• _WHAT YOU WILL DO_: Set down each line of the material that follows, exactly, with no pictures.

• _SOURCE MATERIAL_:
--- Start ---

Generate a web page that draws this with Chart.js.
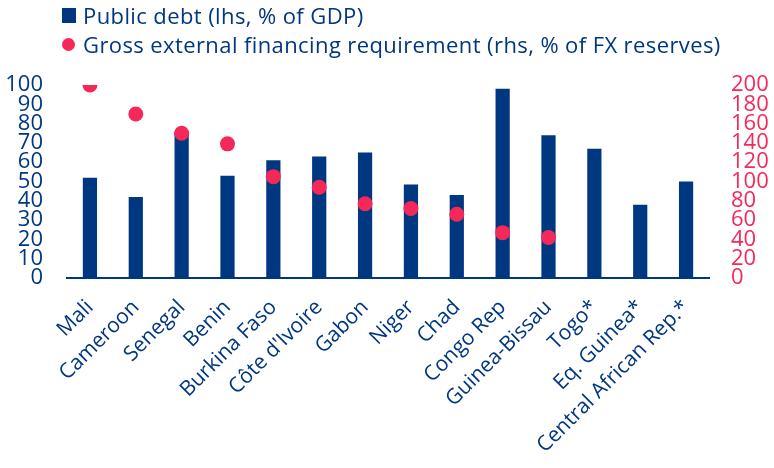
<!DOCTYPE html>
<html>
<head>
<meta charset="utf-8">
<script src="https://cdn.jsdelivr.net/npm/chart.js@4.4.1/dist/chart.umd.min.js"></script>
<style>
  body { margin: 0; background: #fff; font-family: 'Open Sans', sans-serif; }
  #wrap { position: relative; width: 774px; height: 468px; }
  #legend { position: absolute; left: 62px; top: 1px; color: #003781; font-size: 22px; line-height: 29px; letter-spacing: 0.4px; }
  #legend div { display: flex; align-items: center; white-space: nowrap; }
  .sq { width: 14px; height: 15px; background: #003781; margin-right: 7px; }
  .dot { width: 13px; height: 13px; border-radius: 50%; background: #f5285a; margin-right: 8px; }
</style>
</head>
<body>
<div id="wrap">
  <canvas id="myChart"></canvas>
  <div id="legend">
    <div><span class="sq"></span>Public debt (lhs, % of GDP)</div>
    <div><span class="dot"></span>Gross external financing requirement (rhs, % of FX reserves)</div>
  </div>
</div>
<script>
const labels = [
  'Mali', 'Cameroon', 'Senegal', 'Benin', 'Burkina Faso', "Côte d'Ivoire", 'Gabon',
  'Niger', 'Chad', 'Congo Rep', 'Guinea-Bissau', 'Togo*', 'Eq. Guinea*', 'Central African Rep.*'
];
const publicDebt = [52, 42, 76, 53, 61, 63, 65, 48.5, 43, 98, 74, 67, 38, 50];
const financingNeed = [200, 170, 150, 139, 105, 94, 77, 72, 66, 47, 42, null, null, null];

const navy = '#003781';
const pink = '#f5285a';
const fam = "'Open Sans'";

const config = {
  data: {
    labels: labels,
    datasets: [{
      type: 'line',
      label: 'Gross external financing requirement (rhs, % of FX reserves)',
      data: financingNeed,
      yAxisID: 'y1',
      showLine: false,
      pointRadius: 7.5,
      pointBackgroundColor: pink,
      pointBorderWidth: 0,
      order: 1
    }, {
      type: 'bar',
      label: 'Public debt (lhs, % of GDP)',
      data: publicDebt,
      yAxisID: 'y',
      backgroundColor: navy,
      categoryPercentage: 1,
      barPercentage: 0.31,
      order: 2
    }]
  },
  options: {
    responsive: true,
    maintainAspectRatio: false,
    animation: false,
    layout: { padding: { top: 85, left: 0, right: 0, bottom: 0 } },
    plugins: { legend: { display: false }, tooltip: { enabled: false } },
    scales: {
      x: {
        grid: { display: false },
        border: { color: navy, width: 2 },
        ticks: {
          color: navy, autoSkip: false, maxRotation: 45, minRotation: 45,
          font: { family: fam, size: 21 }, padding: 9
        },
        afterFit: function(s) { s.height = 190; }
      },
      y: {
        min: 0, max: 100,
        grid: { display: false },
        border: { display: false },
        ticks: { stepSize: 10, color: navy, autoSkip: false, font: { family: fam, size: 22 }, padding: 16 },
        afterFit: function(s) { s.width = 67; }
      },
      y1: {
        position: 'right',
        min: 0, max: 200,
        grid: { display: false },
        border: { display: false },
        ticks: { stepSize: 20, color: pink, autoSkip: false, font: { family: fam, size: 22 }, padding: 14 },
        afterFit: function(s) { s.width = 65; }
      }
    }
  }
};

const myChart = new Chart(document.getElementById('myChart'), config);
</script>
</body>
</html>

--- End ---

• _TASK RESPONSE_:
Generate a web page that draws this with Chart.js.
<!DOCTYPE html>
<html>
<head>
<meta charset="utf-8">
<script src="https://cdn.jsdelivr.net/npm/chart.js@4.4.1/dist/chart.umd.min.js"></script>
<style>
  body { margin: 0; background: #fff; font-family: 'Open Sans', sans-serif; }
  #wrap { position: relative; width: 774px; height: 468px; }
  #legend { position: absolute; left: 62px; top: 1px; color: #003781; font-size: 22px; line-height: 29px; letter-spacing: 0.4px; }
  #legend div { display: flex; align-items: center; white-space: nowrap; }
  .sq { width: 14px; height: 15px; background: #003781; margin-right: 7px; }
  .dot { width: 13px; height: 13px; border-radius: 50%; background: #f5285a; margin-right: 8px; }
</style>
</head>
<body>
<div id="wrap">
  <canvas id="myChart"></canvas>
  <div id="legend">
    <div><span class="sq"></span>Public debt (lhs, % of GDP)</div>
    <div><span class="dot"></span>Gross external financing requirement (rhs, % of FX reserves)</div>
  </div>
</div>
<script>
const labels = [
  'Mali', 'Cameroon', 'Senegal', 'Benin', 'Burkina Faso', "Côte d'Ivoire", 'Gabon',
  'Niger', 'Chad', 'Congo Rep', 'Guinea-Bissau', 'Togo*', 'Eq. Guinea*', 'Central African Rep.*'
];
const publicDebt = [52, 42, 76, 53, 61, 63, 65, 48.5, 43, 98, 74, 67, 38, 50];
const financingNeed = [200, 170, 150, 139, 105, 94, 77, 72, 66, 47, 42, null, null, null];

const navy = '#003781';
const pink = '#f5285a';
const fam = "'Open Sans'";

const config = {
  data: {
    labels: labels,
    datasets: [{
      type: 'line',
      label: 'Gross external financing requirement (rhs, % of FX reserves)',
      data: financingNeed,
      yAxisID: 'y1',
      showLine: false,
      pointRadius: 7.5,
      pointBackgroundColor: pink,
      pointBorderWidth: 0,
      order: 1
    }, {
      type: 'bar',
      label: 'Public debt (lhs, % of GDP)',
      data: publicDebt,
      yAxisID: 'y',
      backgroundColor: navy,
      categoryPercentage: 1,
      barPercentage: 0.31,
      order: 2
    }]
  },
  options: {
    responsive: true,
    maintainAspectRatio: false,
    animation: false,
    layout: { padding: { top: 85, left: 0, right: 0, bottom: 0 } },
    plugins: { legend: { display: false }, tooltip: { enabled: false } },
    scales: {
      x: {
        grid: { display: false },
        border: { color: navy, width: 2 },
        ticks: {
          color: navy, autoSkip: false, maxRotation: 45, minRotation: 45,
          font: { family: fam, size: 21 }, padding: 9
        },
        afterFit: function(s) { s.height = 190; }
      },
      y: {
        min: 0, max: 100,
        grid: { display: false },
        border: { display: false },
        ticks: { stepSize: 10, color: navy, autoSkip: false, font: { family: fam, size: 22 }, padding: 16 },
        afterFit: function(s) { s.width = 67; }
      },
      y1: {
        position: 'right',
        min: 0, max: 200,
        grid: { display: false },
        border: { display: false },
        ticks: { stepSize: 20, color: pink, autoSkip: false, font: { family: fam, size: 22 }, padding: 14 },
        afterFit: function(s) { s.width = 65; }
      }
    }
  }
};

const myChart = new Chart(document.getElementById('myChart'), config);
</script>
</body>
</html>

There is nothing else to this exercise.